Odyssey in Waltz

I’ve come to the moon-white edge of truth

washed ashore out of the great waters

which carried you on gentle waves through a fever dream

brought with the wind out of blackening skies

and cast into lands already crumbling beneath the tide

Now I go in search of the path you laid

and you not even looking back

at the withered gardens passing away behind you

Each day draws you further away from me

on an odyssey in waltz danced by the moon and sun

Once, the distance between us was a breath in the night

Now it falls away in ocean lengths to the horizon

and while you walk on into the paradise Eos made for you

I fall behind, caught in a vision somewhere between night and day

tending to the wasteland at your back

Is there any piece of literature that you think everyone should read?

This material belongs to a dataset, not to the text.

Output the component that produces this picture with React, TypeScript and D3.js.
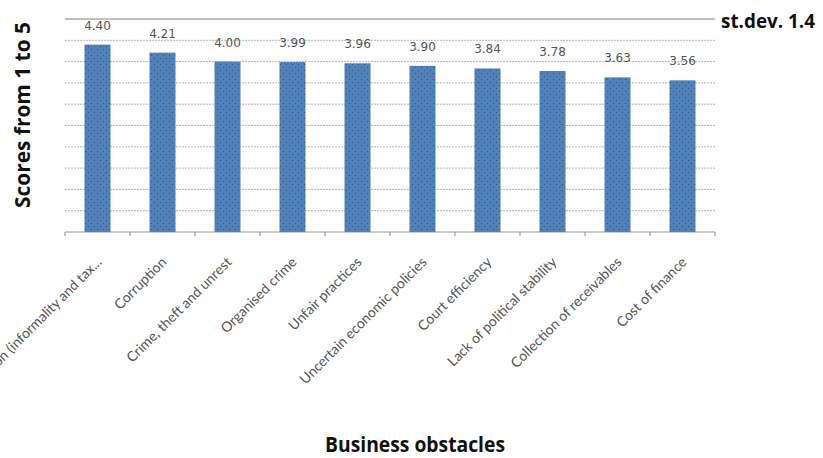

Image by JAKO5D on Pixabay

24 responses to “Odyssey in Waltz”

  1. David these are beautiful phrases. “Each day draws you further away from me on an odyssey in waltz danced by the moon and sun” You write a lot about the sea which brings me to your question. I think everyone should read, “The Old Man and The Sea,” by Hemingway. There is something so beautiful, mystical and glorious about being around the water. Hope you have a great weekend my friend. Love Joni

    Liked by 1 person

  2. Absolutely entrancing… wow. Was carried away… I find that reading second-person writing can do this very easily. Danger, cliffs ahead… ;))

    For books, I’m terrible at making decisions like this, so I’ll take the ones that cross my mind in the moment… following Joni’s Hemingway recommendation above, I looooooved Hemingway’s “A Moveable Feast.” I love his soul as I see it rippling under his writing, and that book even has the gift of his writing tips woven seamlessly through it.

    And then to balance that, with a feminine author/perspective… I loved the book “Unless,” by Canadian author Carol Shields. Same thing applies here, as what I said about Hemingway’s book and writing.

    Liked by 1 person

      • Haha, well, it took me a long while to get around to it, and I suspect you haven’t lived as long as I have? Hehe. Either way, I did have to force myself at first. I started with The Sun Also Rises (the only other one of his I’ve read), took a break from it, in the meantime read A Moveable Feast, loved it, then finished The Sun Also Rises, loving it much better for having read the other one, if I remember right. These was only a few years ago. The other author was a gift from my mom one xmas, it looked like “literary reading” work but from the first pages I couldn’t put it down. Thanks for your awesome and honest reply, lots of fun. :))

        Liked by 1 person

      • That sounds like a cool experience, there’s nothing like being hooked by a book from the first line, unable to put it down until it’s finished. That was 1984 for me the first time I read it. Cheers! (:

        Liked by 1 person

  3. This is a beautiful poem. Thank you for sharing it.
    And I think that everyone should read Frankenstein by Mary Shelley. It started one of the most popular genres of this day and age, and challenges humanity in the extreme.